AIM OF THE TASK>
Track down the lines that contain "Give" and copy them.

* Start MATERIAL PROVIDED *

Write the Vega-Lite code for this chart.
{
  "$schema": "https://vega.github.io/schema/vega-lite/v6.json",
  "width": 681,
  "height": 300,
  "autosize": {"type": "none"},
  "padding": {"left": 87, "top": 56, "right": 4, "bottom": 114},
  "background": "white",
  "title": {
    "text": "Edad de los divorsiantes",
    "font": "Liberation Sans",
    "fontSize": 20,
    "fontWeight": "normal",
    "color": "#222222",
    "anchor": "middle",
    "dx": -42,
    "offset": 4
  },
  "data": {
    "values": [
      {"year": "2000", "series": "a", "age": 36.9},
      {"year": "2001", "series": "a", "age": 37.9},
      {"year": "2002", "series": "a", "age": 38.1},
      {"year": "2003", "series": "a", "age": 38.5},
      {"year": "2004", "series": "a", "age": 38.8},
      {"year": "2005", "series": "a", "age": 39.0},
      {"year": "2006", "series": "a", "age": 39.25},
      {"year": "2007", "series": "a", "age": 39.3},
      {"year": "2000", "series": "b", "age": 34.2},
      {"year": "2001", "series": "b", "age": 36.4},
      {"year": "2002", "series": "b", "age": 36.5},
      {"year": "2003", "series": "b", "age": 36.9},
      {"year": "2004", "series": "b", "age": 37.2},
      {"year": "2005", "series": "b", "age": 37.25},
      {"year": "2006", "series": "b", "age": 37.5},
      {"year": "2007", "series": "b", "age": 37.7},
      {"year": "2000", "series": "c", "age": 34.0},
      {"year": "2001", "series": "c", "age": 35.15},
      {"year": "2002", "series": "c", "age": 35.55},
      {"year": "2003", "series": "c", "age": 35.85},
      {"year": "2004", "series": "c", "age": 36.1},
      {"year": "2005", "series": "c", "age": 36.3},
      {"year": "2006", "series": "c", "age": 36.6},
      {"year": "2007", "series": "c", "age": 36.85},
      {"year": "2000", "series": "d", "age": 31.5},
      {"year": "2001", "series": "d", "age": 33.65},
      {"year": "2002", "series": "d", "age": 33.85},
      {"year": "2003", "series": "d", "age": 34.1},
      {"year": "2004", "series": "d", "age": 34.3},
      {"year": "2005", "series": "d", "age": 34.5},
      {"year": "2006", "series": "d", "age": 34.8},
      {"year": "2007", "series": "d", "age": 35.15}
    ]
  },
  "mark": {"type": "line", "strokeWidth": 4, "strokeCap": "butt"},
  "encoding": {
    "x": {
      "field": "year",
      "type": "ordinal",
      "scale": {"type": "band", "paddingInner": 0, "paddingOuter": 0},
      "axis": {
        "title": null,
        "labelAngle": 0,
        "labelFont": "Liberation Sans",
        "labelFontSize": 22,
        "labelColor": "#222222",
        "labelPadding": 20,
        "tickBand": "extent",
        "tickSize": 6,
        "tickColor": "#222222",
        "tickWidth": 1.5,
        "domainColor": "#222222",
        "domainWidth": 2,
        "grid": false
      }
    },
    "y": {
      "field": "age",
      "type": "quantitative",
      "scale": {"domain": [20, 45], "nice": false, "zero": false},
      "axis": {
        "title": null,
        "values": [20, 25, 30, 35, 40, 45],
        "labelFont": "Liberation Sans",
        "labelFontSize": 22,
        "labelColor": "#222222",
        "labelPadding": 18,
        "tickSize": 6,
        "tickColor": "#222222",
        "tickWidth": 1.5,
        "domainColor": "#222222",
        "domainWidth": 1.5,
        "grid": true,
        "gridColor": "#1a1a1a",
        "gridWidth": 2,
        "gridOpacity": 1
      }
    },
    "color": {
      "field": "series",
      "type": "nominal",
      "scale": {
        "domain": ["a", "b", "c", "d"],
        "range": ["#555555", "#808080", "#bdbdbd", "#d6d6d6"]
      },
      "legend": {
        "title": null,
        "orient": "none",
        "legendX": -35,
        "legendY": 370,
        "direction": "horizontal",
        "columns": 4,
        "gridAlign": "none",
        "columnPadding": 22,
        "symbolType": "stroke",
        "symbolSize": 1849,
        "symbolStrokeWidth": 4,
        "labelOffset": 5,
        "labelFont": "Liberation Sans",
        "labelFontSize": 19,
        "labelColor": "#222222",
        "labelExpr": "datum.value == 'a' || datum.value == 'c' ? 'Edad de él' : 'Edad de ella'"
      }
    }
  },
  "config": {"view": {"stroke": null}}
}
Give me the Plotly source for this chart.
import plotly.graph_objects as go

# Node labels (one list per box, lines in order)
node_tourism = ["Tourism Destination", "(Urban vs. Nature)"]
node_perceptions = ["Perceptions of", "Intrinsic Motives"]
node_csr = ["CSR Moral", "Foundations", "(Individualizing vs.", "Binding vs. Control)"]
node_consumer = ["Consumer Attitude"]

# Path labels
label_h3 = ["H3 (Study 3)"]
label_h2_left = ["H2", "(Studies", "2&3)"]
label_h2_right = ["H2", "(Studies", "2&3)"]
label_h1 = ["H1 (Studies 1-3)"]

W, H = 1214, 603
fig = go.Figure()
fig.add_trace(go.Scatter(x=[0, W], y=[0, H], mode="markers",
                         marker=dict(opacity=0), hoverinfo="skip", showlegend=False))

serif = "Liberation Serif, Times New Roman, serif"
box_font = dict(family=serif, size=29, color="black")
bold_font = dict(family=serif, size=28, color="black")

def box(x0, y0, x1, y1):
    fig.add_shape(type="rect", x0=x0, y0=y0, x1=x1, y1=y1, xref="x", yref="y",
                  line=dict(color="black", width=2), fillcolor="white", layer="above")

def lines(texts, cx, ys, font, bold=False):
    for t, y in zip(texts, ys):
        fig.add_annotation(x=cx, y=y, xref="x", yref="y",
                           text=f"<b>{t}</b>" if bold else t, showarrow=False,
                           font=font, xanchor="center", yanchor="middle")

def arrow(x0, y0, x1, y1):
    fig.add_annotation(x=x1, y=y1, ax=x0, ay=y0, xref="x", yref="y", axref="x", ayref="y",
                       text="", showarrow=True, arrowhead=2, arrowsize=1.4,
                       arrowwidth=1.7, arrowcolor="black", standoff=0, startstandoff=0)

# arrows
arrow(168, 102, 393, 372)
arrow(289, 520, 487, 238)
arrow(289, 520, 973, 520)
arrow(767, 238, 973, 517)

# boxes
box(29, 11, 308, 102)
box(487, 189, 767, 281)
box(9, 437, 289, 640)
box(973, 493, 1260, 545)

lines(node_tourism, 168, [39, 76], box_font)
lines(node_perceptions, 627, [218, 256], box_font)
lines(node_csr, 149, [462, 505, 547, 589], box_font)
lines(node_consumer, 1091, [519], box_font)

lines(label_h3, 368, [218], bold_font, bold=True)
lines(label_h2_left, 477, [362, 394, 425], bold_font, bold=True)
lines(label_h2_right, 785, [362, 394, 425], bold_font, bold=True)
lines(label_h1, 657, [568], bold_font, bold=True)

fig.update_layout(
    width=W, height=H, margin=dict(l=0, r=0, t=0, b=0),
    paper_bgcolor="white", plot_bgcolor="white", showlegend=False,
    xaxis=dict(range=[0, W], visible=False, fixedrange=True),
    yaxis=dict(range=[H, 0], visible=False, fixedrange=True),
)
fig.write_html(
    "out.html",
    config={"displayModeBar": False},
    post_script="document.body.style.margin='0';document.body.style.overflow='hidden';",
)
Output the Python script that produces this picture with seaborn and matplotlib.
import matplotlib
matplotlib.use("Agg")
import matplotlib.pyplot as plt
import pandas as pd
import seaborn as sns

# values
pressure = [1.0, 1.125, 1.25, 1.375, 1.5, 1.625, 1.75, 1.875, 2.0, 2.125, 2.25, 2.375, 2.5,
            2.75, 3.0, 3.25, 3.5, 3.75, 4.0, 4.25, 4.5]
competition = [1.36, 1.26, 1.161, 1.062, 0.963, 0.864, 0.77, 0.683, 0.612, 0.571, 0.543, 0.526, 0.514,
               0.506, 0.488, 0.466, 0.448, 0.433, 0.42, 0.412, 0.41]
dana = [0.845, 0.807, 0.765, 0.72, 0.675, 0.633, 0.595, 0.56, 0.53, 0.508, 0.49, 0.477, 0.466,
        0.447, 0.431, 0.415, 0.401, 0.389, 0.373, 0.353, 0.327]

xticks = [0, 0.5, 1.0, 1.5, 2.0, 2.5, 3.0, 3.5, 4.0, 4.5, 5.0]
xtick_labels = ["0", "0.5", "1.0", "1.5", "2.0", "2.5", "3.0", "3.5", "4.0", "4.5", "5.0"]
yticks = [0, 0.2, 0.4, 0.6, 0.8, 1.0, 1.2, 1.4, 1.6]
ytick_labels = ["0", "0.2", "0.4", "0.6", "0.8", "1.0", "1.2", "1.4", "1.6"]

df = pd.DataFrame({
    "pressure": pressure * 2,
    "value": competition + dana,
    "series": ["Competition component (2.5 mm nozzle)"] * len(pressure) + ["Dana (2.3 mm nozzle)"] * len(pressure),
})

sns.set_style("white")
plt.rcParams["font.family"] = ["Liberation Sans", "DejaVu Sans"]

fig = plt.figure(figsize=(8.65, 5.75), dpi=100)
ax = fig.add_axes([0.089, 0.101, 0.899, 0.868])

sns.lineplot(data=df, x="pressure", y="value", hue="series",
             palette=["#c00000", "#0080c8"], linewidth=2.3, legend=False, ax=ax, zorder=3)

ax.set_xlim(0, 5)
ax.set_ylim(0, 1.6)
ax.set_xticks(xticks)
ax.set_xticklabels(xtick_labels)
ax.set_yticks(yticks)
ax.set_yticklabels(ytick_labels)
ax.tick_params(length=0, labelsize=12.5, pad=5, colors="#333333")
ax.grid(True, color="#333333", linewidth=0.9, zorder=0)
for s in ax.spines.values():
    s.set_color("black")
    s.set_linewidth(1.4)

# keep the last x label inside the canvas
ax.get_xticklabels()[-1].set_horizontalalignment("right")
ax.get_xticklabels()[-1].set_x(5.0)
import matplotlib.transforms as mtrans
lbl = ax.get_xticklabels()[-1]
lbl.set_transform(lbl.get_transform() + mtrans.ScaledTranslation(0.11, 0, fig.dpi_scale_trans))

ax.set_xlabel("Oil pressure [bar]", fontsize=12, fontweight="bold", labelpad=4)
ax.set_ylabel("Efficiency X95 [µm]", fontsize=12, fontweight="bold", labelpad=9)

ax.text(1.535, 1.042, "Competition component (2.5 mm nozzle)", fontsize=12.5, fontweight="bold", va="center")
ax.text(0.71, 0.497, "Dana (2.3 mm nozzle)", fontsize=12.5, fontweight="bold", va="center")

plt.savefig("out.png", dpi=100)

* End MATERIAL PROVIDED *
* Start MATERIAL PROVIDED *

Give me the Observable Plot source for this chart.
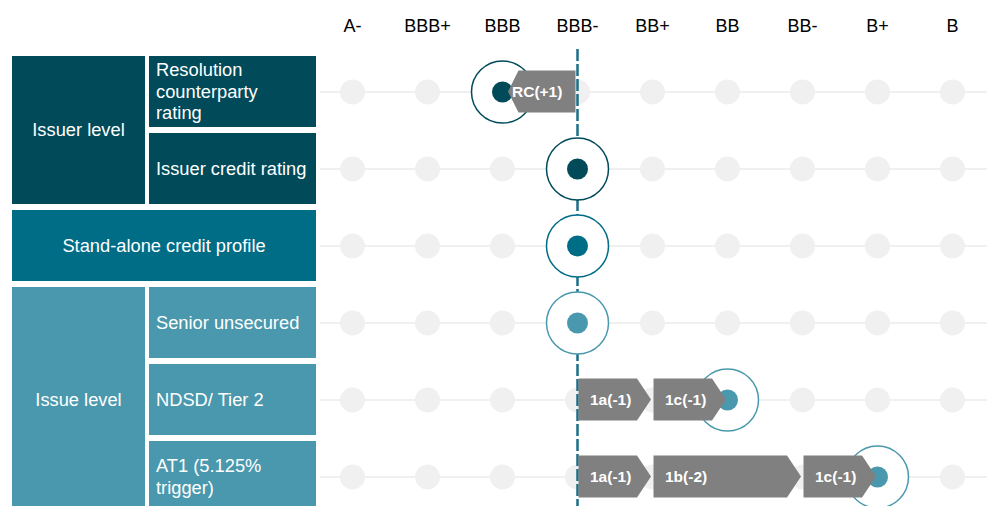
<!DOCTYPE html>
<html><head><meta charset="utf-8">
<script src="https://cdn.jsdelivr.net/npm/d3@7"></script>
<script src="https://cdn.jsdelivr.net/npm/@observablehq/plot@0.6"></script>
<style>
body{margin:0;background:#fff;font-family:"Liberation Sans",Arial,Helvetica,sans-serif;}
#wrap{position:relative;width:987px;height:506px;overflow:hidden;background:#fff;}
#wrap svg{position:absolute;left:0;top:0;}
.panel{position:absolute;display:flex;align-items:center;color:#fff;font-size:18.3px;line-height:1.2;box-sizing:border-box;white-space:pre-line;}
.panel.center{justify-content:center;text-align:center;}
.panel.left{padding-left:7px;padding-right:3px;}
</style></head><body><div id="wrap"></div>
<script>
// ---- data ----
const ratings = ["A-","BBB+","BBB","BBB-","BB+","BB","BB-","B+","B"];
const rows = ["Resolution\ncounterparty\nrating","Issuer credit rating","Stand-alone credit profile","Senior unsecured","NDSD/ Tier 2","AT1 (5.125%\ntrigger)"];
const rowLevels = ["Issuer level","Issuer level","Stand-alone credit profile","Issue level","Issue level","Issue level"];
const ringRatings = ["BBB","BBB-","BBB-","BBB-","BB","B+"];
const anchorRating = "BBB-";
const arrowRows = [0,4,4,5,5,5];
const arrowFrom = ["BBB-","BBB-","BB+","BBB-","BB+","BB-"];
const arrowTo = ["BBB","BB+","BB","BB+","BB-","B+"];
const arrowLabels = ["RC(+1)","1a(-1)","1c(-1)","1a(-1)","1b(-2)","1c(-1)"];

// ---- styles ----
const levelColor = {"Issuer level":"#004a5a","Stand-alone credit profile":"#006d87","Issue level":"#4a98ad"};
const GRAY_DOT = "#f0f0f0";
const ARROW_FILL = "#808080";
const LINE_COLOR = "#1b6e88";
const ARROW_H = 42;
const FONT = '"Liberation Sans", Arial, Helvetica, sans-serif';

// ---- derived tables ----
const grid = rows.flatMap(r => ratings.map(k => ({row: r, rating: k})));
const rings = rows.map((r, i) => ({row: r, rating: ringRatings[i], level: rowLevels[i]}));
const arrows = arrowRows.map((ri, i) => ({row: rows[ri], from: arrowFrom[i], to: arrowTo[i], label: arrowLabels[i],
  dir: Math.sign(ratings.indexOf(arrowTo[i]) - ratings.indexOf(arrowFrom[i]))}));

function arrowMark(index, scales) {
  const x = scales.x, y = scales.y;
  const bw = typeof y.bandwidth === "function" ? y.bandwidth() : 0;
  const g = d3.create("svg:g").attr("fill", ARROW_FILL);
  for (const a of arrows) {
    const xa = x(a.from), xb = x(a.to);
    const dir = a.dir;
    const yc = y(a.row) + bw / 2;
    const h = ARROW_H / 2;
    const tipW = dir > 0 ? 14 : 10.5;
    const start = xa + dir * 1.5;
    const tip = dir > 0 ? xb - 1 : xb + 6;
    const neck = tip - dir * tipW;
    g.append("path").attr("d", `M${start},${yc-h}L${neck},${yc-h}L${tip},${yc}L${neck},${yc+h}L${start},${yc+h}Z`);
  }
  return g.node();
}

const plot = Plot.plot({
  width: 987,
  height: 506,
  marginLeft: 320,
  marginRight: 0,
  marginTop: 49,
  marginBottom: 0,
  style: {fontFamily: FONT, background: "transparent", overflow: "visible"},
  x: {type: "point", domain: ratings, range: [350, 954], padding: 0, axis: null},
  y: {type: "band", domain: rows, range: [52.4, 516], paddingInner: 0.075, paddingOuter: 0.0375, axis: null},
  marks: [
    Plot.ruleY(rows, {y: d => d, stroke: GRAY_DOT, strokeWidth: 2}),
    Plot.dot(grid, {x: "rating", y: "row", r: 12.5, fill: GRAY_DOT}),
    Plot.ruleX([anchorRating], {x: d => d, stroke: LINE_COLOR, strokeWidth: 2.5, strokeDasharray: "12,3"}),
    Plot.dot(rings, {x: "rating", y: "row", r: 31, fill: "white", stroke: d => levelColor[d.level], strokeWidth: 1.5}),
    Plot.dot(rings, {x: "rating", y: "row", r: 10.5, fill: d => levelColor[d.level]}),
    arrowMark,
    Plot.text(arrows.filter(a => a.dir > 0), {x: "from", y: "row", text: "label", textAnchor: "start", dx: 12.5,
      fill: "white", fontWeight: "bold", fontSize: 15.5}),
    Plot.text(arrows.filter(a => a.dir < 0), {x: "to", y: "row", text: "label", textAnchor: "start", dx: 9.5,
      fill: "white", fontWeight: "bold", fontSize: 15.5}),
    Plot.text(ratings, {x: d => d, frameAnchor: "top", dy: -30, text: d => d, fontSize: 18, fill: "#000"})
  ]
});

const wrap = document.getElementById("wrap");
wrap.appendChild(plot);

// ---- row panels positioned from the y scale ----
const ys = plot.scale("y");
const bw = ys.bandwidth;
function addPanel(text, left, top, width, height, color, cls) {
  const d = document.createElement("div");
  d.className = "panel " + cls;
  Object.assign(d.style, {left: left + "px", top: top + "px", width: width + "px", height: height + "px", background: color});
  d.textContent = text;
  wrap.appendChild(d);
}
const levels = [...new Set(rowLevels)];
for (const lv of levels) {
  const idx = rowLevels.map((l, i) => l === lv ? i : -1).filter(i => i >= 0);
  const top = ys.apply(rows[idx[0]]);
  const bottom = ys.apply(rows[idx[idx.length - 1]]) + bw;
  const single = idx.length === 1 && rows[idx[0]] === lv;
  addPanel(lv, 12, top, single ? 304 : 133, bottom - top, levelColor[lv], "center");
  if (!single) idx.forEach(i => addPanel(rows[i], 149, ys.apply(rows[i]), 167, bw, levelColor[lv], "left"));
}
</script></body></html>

* End MATERIAL PROVIDED *
* Start MATERIAL PROVIDED *

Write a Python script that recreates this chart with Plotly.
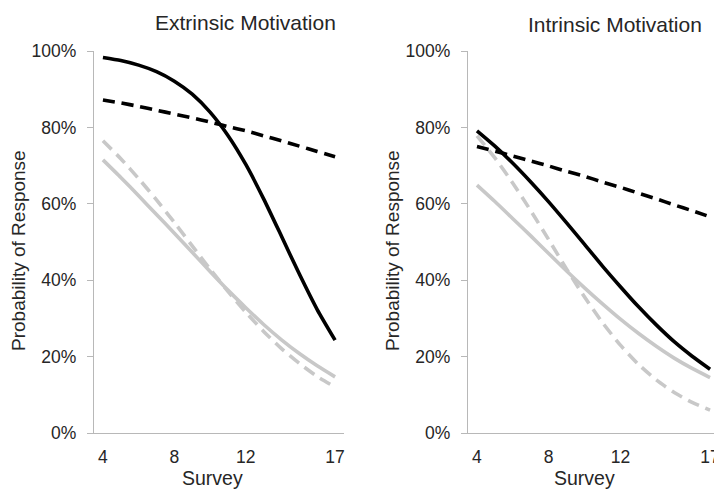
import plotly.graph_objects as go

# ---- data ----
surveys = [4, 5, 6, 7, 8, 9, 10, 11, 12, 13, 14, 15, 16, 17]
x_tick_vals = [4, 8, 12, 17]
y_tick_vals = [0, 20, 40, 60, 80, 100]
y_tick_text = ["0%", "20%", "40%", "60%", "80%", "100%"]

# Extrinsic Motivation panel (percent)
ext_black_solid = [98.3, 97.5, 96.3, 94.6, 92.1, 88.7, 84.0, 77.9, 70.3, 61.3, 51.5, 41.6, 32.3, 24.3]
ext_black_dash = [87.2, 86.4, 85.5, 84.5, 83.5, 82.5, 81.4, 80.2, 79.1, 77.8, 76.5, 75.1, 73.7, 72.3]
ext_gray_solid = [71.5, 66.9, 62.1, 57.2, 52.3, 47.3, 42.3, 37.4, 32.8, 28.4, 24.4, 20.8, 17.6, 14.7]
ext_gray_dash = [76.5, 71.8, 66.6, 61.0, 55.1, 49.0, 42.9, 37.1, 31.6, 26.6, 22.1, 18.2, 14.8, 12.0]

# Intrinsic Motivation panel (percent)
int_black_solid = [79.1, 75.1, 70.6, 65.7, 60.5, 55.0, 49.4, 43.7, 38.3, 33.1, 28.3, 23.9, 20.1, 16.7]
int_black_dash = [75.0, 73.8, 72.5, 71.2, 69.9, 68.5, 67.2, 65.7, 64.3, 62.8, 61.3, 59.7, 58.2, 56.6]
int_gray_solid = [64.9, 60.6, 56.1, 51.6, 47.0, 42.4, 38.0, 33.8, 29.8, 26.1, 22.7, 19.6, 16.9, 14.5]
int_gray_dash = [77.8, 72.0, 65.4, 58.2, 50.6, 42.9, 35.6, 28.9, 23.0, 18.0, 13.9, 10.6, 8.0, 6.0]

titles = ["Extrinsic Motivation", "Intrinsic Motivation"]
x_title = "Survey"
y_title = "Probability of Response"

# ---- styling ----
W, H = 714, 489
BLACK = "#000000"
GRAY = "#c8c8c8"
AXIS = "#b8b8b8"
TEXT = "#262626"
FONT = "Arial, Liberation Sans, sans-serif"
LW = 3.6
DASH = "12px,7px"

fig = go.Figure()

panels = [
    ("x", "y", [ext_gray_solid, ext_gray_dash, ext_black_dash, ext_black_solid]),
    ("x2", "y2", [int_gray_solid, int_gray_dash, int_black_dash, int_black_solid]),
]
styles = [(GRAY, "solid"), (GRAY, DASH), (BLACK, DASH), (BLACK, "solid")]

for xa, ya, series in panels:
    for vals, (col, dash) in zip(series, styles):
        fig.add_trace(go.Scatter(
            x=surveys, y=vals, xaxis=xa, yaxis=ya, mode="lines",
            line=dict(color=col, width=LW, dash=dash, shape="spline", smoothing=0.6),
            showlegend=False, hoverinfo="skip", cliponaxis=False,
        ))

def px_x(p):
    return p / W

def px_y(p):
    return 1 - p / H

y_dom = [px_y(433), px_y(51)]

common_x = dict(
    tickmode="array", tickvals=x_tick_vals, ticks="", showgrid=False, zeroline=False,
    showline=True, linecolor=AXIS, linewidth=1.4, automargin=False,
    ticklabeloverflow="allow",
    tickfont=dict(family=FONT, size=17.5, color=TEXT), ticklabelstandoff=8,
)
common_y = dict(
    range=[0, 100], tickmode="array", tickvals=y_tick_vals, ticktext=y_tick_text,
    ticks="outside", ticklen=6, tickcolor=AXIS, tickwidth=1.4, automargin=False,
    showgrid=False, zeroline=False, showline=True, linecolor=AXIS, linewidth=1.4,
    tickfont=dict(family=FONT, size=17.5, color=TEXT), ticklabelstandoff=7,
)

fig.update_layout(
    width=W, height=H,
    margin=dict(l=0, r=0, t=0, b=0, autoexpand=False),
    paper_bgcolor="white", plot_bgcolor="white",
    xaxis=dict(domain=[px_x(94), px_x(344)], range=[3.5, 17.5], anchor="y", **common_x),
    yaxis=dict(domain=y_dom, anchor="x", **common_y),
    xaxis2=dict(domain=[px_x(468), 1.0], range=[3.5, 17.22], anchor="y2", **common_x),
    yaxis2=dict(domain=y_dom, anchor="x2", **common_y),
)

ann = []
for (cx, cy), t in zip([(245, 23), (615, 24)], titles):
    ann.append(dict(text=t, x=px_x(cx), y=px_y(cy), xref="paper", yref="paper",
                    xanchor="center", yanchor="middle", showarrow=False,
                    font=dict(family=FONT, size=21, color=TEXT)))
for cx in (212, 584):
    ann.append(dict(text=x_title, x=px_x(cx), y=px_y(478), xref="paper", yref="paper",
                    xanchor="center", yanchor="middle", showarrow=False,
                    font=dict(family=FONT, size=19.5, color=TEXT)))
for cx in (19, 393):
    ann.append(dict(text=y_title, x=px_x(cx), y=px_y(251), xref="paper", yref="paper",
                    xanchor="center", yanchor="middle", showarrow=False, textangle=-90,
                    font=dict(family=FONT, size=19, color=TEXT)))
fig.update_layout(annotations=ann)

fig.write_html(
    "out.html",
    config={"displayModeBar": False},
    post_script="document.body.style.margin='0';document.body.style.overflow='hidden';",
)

* End MATERIAL PROVIDED *

FINISHED EXERCISE>
Give me the Plotly source for this chart.
Give me the Observable Plot source for this chart.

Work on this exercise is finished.